I'm married to a man with full custody of his children. He's literally never asked me to borrow a pad for his daughter. He would just go buy her some?
I think I've been asked if I had a pad like maybe once in my entire life? Where do they get this idea that we do this all the time, and this is such a "normal" experience for women??
Of all the things that never happened, this never happened the most.
I don’t like to be rude about appearances...but (since this man is a fetishistic pervert) I feel I must compare his body to if somebody stuffed a duvet into a trash bag, badly.
So this didn't happen, but in the event parts of it resemble reality: fuck that guy for exposing his daughter to this
If I didn't know better, I'd insist this has to be a joke.
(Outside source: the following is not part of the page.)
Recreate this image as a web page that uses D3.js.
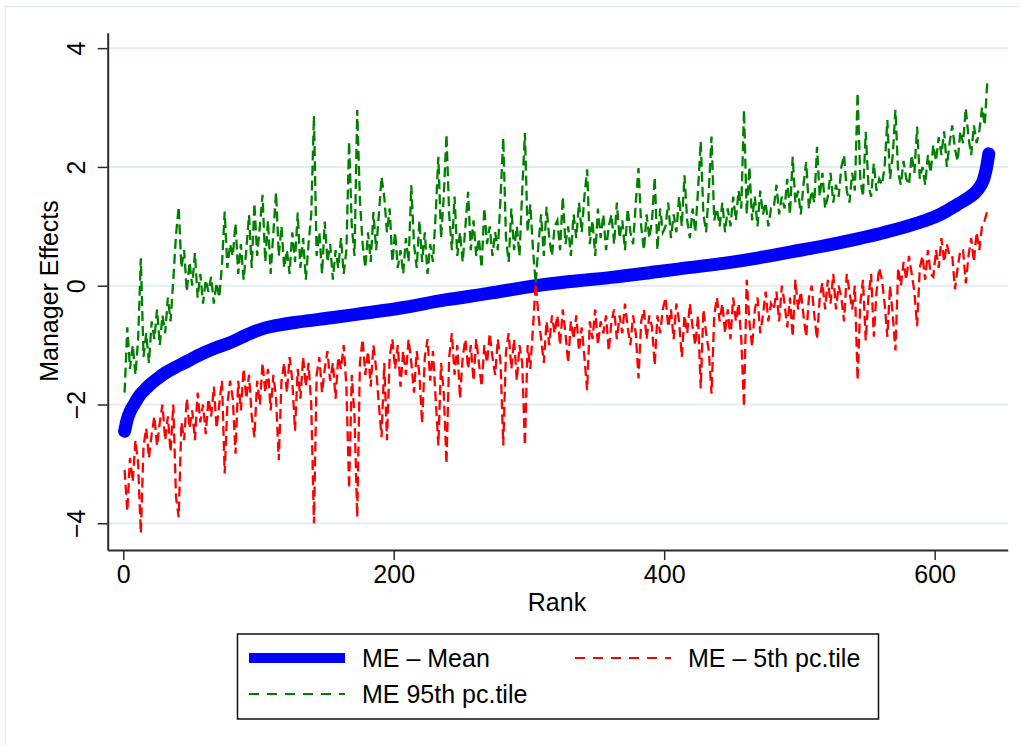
<!DOCTYPE html>
<html>
<head>
<meta charset="utf-8">
<script src="https://cdn.jsdelivr.net/npm/d3@7"></script>
<style>
  body { margin: 0; background: #fff; }
  svg { display: block; font-family: "Liberation Sans", Arial, Helvetica, sans-serif; }
</style>
</head>
<body>
<div id="container"></div>
<script>
// mean manager effect, read at points along the sorted curve
const meanRanks = [1, 3, 5, 8, 12, 16, 20, 25, 31, 38, 45, 56, 68, 80, 92, 105, 118, 130, 154, 179,
  204, 238, 270, 305, 330, 361, 396, 410, 445, 470, 494, 520, 543, 560, 575, 592, 605, 617, 625, 632,
  636, 638, 640];
const meanValues = [-2.45, -2.25, -2.12, -2.0, -1.85, -1.75, -1.66, -1.57, -1.47, -1.38, -1.3, -1.17, -1.05, -0.95, -0.82, -0.71, -0.65, -0.61, -0.54, -0.46,
  -0.38, -0.24, -0.13, 0.0, 0.07, 0.14, 0.24, 0.28, 0.38, 0.47, 0.57, 0.68, 0.79, 0.88, 0.97, 1.09, 1.21, 1.37, 1.48, 1.62,
  1.78, 1.95, 2.22];

// percentiles, one value every second rank (1, 3, 5, ... 639)
const pct95 = [
  -1.8,-0.7,-1.4,-1.0,-1.5,-0.9,0.46,-1.2,-0.8,-1.3,-0.6,-0.9,-0.4,-1.0,-0.5,-0.8,-0.2,-0.6,0.1,0.85,
  1.33,0.3,0.6,-0.1,0.4,0.0,0.55,-0.2,0.2,-0.3,0.1,-0.1,0.15,-0.3,0.05,-0.2,0.35,1.25,0.3,0.7,
  0.5,1.05,0.2,0.7,0.1,0.6,1.19,0.3,1.39,0.5,1.0,1.53,0.4,1.1,0.2,0.9,1.57,0.5,1.0,0.3,
  0.6,0.2,0.9,0.4,1.23,0.3,0.8,0.1,0.7,1.2,2.86,0.5,0.9,0.2,1.08,0.4,0.7,0.1,0.6,0.3,
  0.8,0.2,0.6,2.43,1.0,0.5,2.96,1.44,0.7,0.3,0.9,0.4,1.24,0.6,1.2,1.83,1.5,0.9,1.3,0.4,
  0.9,0.3,0.6,0.2,0.8,0.4,1.69,0.7,0.3,1.1,0.4,0.9,0.2,0.7,0.4,1.2,2.17,0.8,1.5,2.55,
  1.2,0.6,1.5,0.5,0.9,0.4,1.0,1.58,0.6,1.1,0.5,0.8,0.3,1.31,0.7,1.0,0.5,0.9,0.6,1.5,
  2.49,0.8,0.4,1.3,0.6,1.0,0.5,1.6,2.57,0.9,1.37,0.6,0.04,0.7,1.2,0.5,1.33,0.8,0.5,1.0,
  1.1,0.6,1.5,0.7,1.0,0.5,1.2,0.8,1.4,0.9,1.5,1.96,0.7,1.1,0.5,1.3,0.8,1.2,0.6,1.0,
  1.2,0.7,1.4,0.8,1.1,0.6,1.3,0.9,0.7,1.4,1.98,1.0,0.6,1.2,0.8,1.1,1.83,0.6,1.3,0.9,
  1.0,1.4,0.8,1.2,0.9,1.5,1.0,1.86,1.1,0.8,1.3,0.9,1.6,2.43,1.2,0.9,1.6,2.51,1.1,1.3,
  1.0,1.4,0.9,1.3,1.0,1.5,1.1,1.6,1.3,2.96,1.2,2.0,1.1,1.5,1.0,1.6,1.2,1.4,1.0,1.3,
  1.3,1.7,1.2,1.5,1.3,1.8,1.2,2.17,1.4,1.6,1.2,1.7,2.08,1.3,1.6,1.4,2.34,1.5,1.9,1.3,
  1.5,1.9,1.4,1.7,1.5,2.0,2.2,1.6,1.4,1.9,1.6,3.25,1.8,1.5,2.59,1.7,1.5,2.06,1.6,1.8,
  1.7,2.0,2.79,1.8,2.2,2.96,1.9,1.7,2.1,1.8,1.7,2.2,1.9,2.68,1.8,2.0,1.7,2.2,1.9,2.37,
  2.1,2.5,2.2,2.6,2.0,2.4,2.7,2.3,2.1,2.6,2.4,2.99,2.5,2.2,2.7,2.4,2.6,3.0,2.7,3.47
];
const pct5 = [
  -3.1,-3.8,-2.9,-3.3,-2.6,-3.0,-4.17,-2.7,-2.4,-2.9,-2.5,-2.2,-2.7,-2.3,-2.0,-2.6,-2.2,-2.8,-2.0,-3.56,
  -3.9,-2.3,-2.6,-1.9,-2.4,-2.1,-2.6,-1.8,-2.3,-2.0,-2.5,-1.9,-2.2,-1.7,-2.4,-2.0,-1.6,-3.16,-2.0,-1.6,
  -1.9,-2.83,-1.6,-2.1,-1.4,-1.9,-1.5,-2.2,-2.55,-1.6,-2.0,-1.3,-1.8,-1.4,-2.1,-1.5,-1.9,-2.94,-1.6,-1.3,
  -1.8,-1.2,-1.6,-2.44,-1.4,-1.9,-1.2,-1.7,-1.3,-2.0,-4.0,-1.5,-1.2,-1.8,-1.4,-1.1,-1.6,-1.3,-1.9,-1.2,
  -1.4,-1.0,-1.7,-3.42,-1.5,-2.2,-3.9,-1.3,-0.9,-1.5,-1.1,-1.7,-1.0,-1.4,-2.0,-2.55,-1.3,-2.6,-1.2,-0.9,
  -1.4,-1.0,-1.7,-1.1,-1.5,-0.9,-1.3,-1.8,-1.1,-1.5,-2.32,-1.2,-0.9,-1.6,-1.1,-1.9,-2.69,-1.3,-1.8,-3.0,
  -1.2,-0.8,-1.5,-1.0,-1.9,-1.2,-0.9,-1.4,-1.0,-1.6,-0.9,-1.3,-1.7,-1.0,-1.3,-0.8,-1.2,-1.5,-0.9,-1.3,
  -2.69,-1.1,-0.8,-1.4,-0.9,-1.6,-1.0,-1.3,-2.69,-1.0,-1.4,-0.7,0.04,-0.5,-0.9,-1.3,-0.6,-1.0,-0.5,-0.8,
  -0.5,-1.0,-0.4,-0.8,-1.3,-0.6,-0.9,-0.5,-1.1,-0.7,-1.2,-1.76,-0.6,-0.9,-0.4,-1.0,-0.6,-0.8,-0.5,-1.1,
  -0.6,-0.4,-0.9,-0.5,-0.8,-0.3,-0.7,-1.0,-0.5,-0.8,-1.56,-0.6,-0.4,-0.9,-0.5,-0.7,-1.34,-0.5,-0.8,-0.4,
  -0.2,-0.7,-0.4,-0.9,-0.3,-0.6,-1.2,-0.5,-0.8,-0.3,-0.7,-1.0,-0.5,-1.73,-0.4,-0.8,-1.1,-1.82,-0.5,-0.2,
  -0.6,-0.3,-0.8,-0.4,-0.9,-0.2,-0.6,-0.3,-0.9,-2.04,0.1,-0.6,-1.03,-0.4,-0.2,-0.8,-0.5,-0.1,-0.6,-0.3,
  -0.4,-0.1,-0.6,0.0,-0.3,-0.7,-0.2,-0.86,0.1,-0.4,-0.1,-0.5,-0.86,-0.2,0.0,-0.5,-0.9,-0.2,0.05,-0.4,
  0.1,-0.3,0.2,-0.4,0.0,-0.2,-0.6,0.2,-0.1,-0.4,0.0,-1.59,-0.3,0.1,-0.92,-0.2,0.2,-0.86,-0.1,0.3,
  0.1,-0.3,-0.86,0.0,-0.5,-1.09,0.3,0.0,0.4,0.1,0.5,0.2,-0.1,-0.68,0.3,0.5,0.1,0.6,0.2,0.15,
  0.6,0.3,0.8,0.4,0.7,0.5,0.5,-0.06,0.3,0.6,0.6,0.04,0.5,0.8,0.4,0.9,0.6,1.0,1.1,1.27
];

const xTicks = [0, 200, 400, 600];
const yTicks = [-4, -2, 0, 2, 4];
const legendLabels = ['ME \u2013 Mean', 'ME \u2013 5th pc.tile', 'ME 95th pc.tile'];

const width = 1020, height = 746;
const fontSize = 25;
const gridColor = '#e3ecef';
const axisColor = '#2b2b2b';

const svg = d3.select('#container').append('svg')
  .attr('width', width)
  .attr('height', height);

// stata graph region outline
svg.append('rect')
  .attr('x', 5.5).attr('y', 6.5)
  .attr('width', 1040).attr('height', 800)
  .attr('fill', 'none')
  .attr('stroke', '#e6eef0')
  .attr('stroke-width', 1.5);

const x = d3.scaleLinear().domain([-11.5, 654]).range([107.7, 1007.7]);
const y = d3.scaleLinear().domain([-4.45, 4.26]).range([550, 32.7]);

// gridlines
svg.append('g')
  .selectAll('line')
  .data(yTicks).enter()
  .append('line')
  .attr('x1', x.range()[0]).attr('x2', x.range()[1])
  .attr('y1', d => y(d)).attr('y2', d => y(d))
  .attr('stroke', gridColor)
  .attr('stroke-width', 2);

const pctLine = d3.line()
  .x((d, i) => x(1 + 2 * i))
  .y(d => y(d));

const meanLine = d3.line()
  .x(d => x(d[0]))
  .y(d => y(d[1]))
  .curve(d3.curveMonotoneX);

svg.append('path')
  .datum(meanRanks.map((r, i) => [r, meanValues[i]]))
  .attr('d', meanLine)
  .attr('fill', 'none')
  .attr('stroke', '#0000ff')
  .attr('stroke-width', 13)
  .attr('stroke-linecap', 'round')
  .attr('stroke-linejoin', 'round');

svg.append('path')
  .datum(pct5)
  .attr('d', pctLine)
  .attr('fill', 'none')
  .attr('stroke', '#ff0000')
  .attr('stroke-width', 2.3)
  .attr('stroke-dasharray', '10,5');

svg.append('path')
  .datum(pct95)
  .attr('d', pctLine)
  .attr('fill', 'none')
  .attr('stroke', '#008000')
  .attr('stroke-width', 2.3)
  .attr('stroke-dasharray', '10,5');

// axes
const xAxis = svg.append('g')
  .attr('transform', `translate(0,${y.range()[0]})`)
  .call(d3.axisBottom(x).tickValues(xTicks).tickSize(10).tickSizeOuter(0));
xAxis.select('.domain').attr('stroke', axisColor).attr('stroke-width', 2);
xAxis.selectAll('.tick line').attr('stroke', axisColor).attr('stroke-width', 1.5);
xAxis.selectAll('.tick text')
  .attr('y', 33).attr('dy', 0)
  .attr('fill', '#000')
  .style('font-size', fontSize + 'px')
  .style('font-family', '"Liberation Sans", Arial, sans-serif');

const yAxis = svg.append('g')
  .attr('transform', `translate(${x.range()[0]},0)`)
  .call(d3.axisLeft(y).tickValues(yTicks).tickSize(10).tickSizeOuter(0)
    .tickFormat(d => d < 0 ? '\u2212' + Math.abs(d) : String(d)));
yAxis.select('.domain').attr('stroke', axisColor).attr('stroke-width', 2);
yAxis.selectAll('.tick line').attr('stroke', axisColor).attr('stroke-width', 1.5);
yAxis.selectAll('.tick text')
  .attr('x', 0).attr('y', -22.5).attr('dy', 0)
  .attr('text-anchor', 'middle')
  .attr('transform', 'rotate(-90)')
  .attr('fill', '#000')
  .style('font-size', fontSize + 'px')
  .style('font-family', '"Liberation Sans", Arial, sans-serif');

svg.append('text')
  .attr('x', 557).attr('y', 611)
  .attr('text-anchor', 'middle')
  .style('font-size', fontSize + 'px')
  .text('Rank');

svg.append('text')
  .attr('transform', 'translate(57.5,291) rotate(-90)')
  .attr('text-anchor', 'middle')
  .style('font-size', fontSize + 'px')
  .text('Manager Effects');

// legend
const legend = svg.append('g');
legend.append('rect')
  .attr('x', 237.5).attr('y', 634)
  .attr('width', 641).attr('height', 85)
  .attr('fill', '#fff')
  .attr('stroke', '#111')
  .attr('stroke-width', 1.5);

const legendItems = [
  { label: legendLabels[0], color: '#0000ff', width: 10, dash: null, x: 249, y: 658 },
  { label: legendLabels[1], color: '#ff0000', width: 2, dash: '10,8', x: 575, y: 658 },
  { label: legendLabels[2], color: '#008000', width: 2, dash: '10,8', x: 249, y: 694 }
];

legendItems.forEach(item => {
  legend.append('line')
    .attr('x1', item.x).attr('x2', item.x + 96)
    .attr('y1', item.y).attr('y2', item.y)
    .attr('stroke', item.color)
    .attr('stroke-width', item.width)
    .attr('stroke-dasharray', item.dash);
  legend.append('text')
    .attr('x', item.x + 113).attr('y', item.y + 9)
    .style('font-size', fontSize + 'px')
    .text(item.label);
});
</script>
</body>
</html>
Someone please explain that chest to me. I can't figure out what's going on there.. Is this wrong sex hormones gone wrong?
I think it's a combination of the lighting, and the fact that he's really fat and has grown major moobs. there may or may not be exogenous hormones involved.
Looks like he put on one of those halters that criss-crosses above the chest and decided to stuff the whole thing.
Is there a kitten or a cantaloupe under there or is he just thinking of that scene in Total Recall?
Ugh another trans fanfic story that features a teen / child. These guys are jerking off to thoughts of a young girl asking them for a pad or tampon. It’s so disturbing. They are publicly broadcasting this on Reddit yet TRAs and lots of average liberals will continue to be willfully blind and make excuses for these perverts who are “just living as their authentic selves.”